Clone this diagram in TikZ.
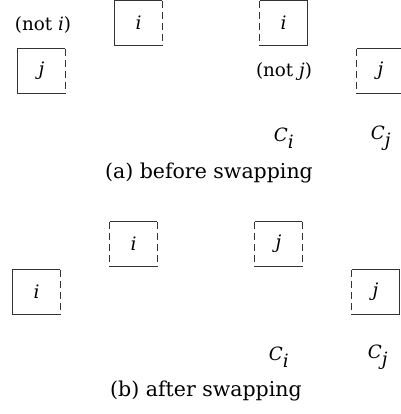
\documentclass[tikz,border=0pt]{standalone}
\usepackage{fontspec}
\setmainfont{DejaVu Serif}
\begin{document}
\begin{tikzpicture}[x=1pt,y=-1pt,
  cell/.style={minimum width=47pt,minimum height=44pt,inner sep=0pt,font=\fontsize{18.5}{22}\selectfont},
  lbl/.style={inner sep=0pt,font=\fontsize{18.3}{22}\selectfont},
  captext/.style={inner sep=0pt,font=\fontsize{20.5}{24}\selectfont},
  solidside/.style={draw=black!80,line width=0.8pt},
  dashside/.style={draw=black!80,line width=0.8pt,dash pattern=on 7pt off 4pt}]
\useasboundingbox (0,0) rectangle (400,414);
% (a) before swapping
\node[cell] (ti) at (138.5,23) {\textit{i}};
\node[cell] (tj) at (41.5,71) {\textit{j}};
\node[cell] (tci) at (283.5,23) {\textit{i}};
\node[cell] (tcj) at (380.5,71) {\textit{j}};
\node[lbl] (noti) at (43,25) {(not \textit{i})};
\node[lbl] (notj) at (284,72) {(not \textit{j})};
\node[lbl] (aCi) at (284,138) {$\textit{C}_{\textit{i}}$};
\node[lbl] (aCj) at (381,138) {$\textit{C}_{\textit{j}}$};
\node[captext] (capa) at (209,173) {(a) before swapping};
\draw[solidside] (ti.north east) -- (ti.north west) -- (ti.south west) -- (ti.south east);
\draw[dashside] (ti.north east) -- (ti.south east);
\draw[solidside] (tj.north east) -- (tj.north west) -- (tj.south west) -- (tj.south east);
\draw[dashside] (tj.north east) -- (tj.south east);
\draw[solidside] (tci.north west) -- (tci.north east) -- (tci.south east) -- (tci.south west);
\draw[dashside] (tci.north west) -- (tci.south west);
\draw[solidside] (tcj.north west) -- (tcj.north east) -- (tcj.south east) -- (tcj.south west);
\draw[dashside] (tcj.north west) -- (tcj.south west);
% (b) after swapping
\node[cell] (bi) at (133.5,244) {\textit{i}};
\node[cell] (bi2) at (36.5,292) {\textit{i}};
\node[cell] (bj) at (278.5,244) {\textit{j}};
\node[cell] (bj2) at (375.5,292) {\textit{j}};
\node[lbl] (bCi) at (279,357) {$\textit{C}_{\textit{i}}$};
\node[lbl] (bCj) at (378,357) {$\textit{C}_{\textit{j}}$};
\node[captext] (capb) at (206,391) {(b) after swapping};
\draw[solidside] (bi.north west) -- (bi.north east) (bi.south west) -- (bi.south east);
\draw[dashside] (bi.north west) -- (bi.south west) (bi.north east) -- (bi.south east);
\draw[solidside] (bj.north west) -- (bj.north east) (bj.south west) -- (bj.south east);
\draw[dashside] (bj.north west) -- (bj.south west) (bj.north east) -- (bj.south east);
\draw[solidside] (bi2.north east) -- (bi2.north west) -- (bi2.south west) -- (bi2.south east);
\draw[dashside] (bi2.north east) -- (bi2.south east);
\draw[solidside] (bj2.north west) -- (bj2.north east) -- (bj2.south east) -- (bj2.south west);
\draw[dashside] (bj2.north west) -- (bj2.south west);
\end{tikzpicture}
\end{document}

## Given instruction
Replicate the material above verbatim; images stay out of the copy.

## Response for this exercise
Clone this diagram in TikZ.
\documentclass[tikz,border=0pt]{standalone}
\usepackage{fontspec}
\setmainfont{DejaVu Serif}
\begin{document}
\begin{tikzpicture}[x=1pt,y=-1pt,
  cell/.style={minimum width=47pt,minimum height=44pt,inner sep=0pt,font=\fontsize{18.5}{22}\selectfont},
  lbl/.style={inner sep=0pt,font=\fontsize{18.3}{22}\selectfont},
  captext/.style={inner sep=0pt,font=\fontsize{20.5}{24}\selectfont},
  solidside/.style={draw=black!80,line width=0.8pt},
  dashside/.style={draw=black!80,line width=0.8pt,dash pattern=on 7pt off 4pt}]
\useasboundingbox (0,0) rectangle (400,414);
% (a) before swapping
\node[cell] (ti) at (138.5,23) {\textit{i}};
\node[cell] (tj) at (41.5,71) {\textit{j}};
\node[cell] (tci) at (283.5,23) {\textit{i}};
\node[cell] (tcj) at (380.5,71) {\textit{j}};
\node[lbl] (noti) at (43,25) {(not \textit{i})};
\node[lbl] (notj) at (284,72) {(not \textit{j})};
\node[lbl] (aCi) at (284,138) {$\textit{C}_{\textit{i}}$};
\node[lbl] (aCj) at (381,138) {$\textit{C}_{\textit{j}}$};
\node[captext] (capa) at (209,173) {(a) before swapping};
\draw[solidside] (ti.north east) -- (ti.north west) -- (ti.south west) -- (ti.south east);
\draw[dashside] (ti.north east) -- (ti.south east);
\draw[solidside] (tj.north east) -- (tj.north west) -- (tj.south west) -- (tj.south east);
\draw[dashside] (tj.north east) -- (tj.south east);
\draw[solidside] (tci.north west) -- (tci.north east) -- (tci.south east) -- (tci.south west);
\draw[dashside] (tci.north west) -- (tci.south west);
\draw[solidside] (tcj.north west) -- (tcj.north east) -- (tcj.south east) -- (tcj.south west);
\draw[dashside] (tcj.north west) -- (tcj.south west);
% (b) after swapping
\node[cell] (bi) at (133.5,244) {\textit{i}};
\node[cell] (bi2) at (36.5,292) {\textit{i}};
\node[cell] (bj) at (278.5,244) {\textit{j}};
\node[cell] (bj2) at (375.5,292) {\textit{j}};
\node[lbl] (bCi) at (279,357) {$\textit{C}_{\textit{i}}$};
\node[lbl] (bCj) at (378,357) {$\textit{C}_{\textit{j}}$};
\node[captext] (capb) at (206,391) {(b) after swapping};
\draw[solidside] (bi.north west) -- (bi.north east) (bi.south west) -- (bi.south east);
\draw[dashside] (bi.north west) -- (bi.south west) (bi.north east) -- (bi.south east);
\draw[solidside] (bj.north west) -- (bj.north east) (bj.south west) -- (bj.south east);
\draw[dashside] (bj.north west) -- (bj.south west) (bj.north east) -- (bj.south east);
\draw[solidside] (bi2.north east) -- (bi2.north west) -- (bi2.south west) -- (bi2.south east);
\draw[dashside] (bi2.north east) -- (bi2.south east);
\draw[solidside] (bj2.north west) -- (bj2.north east) -- (bj2.south east) -- (bj2.south west);
\draw[dashside] (bj2.north west) -- (bj2.south west);
\end{tikzpicture}
\end{document}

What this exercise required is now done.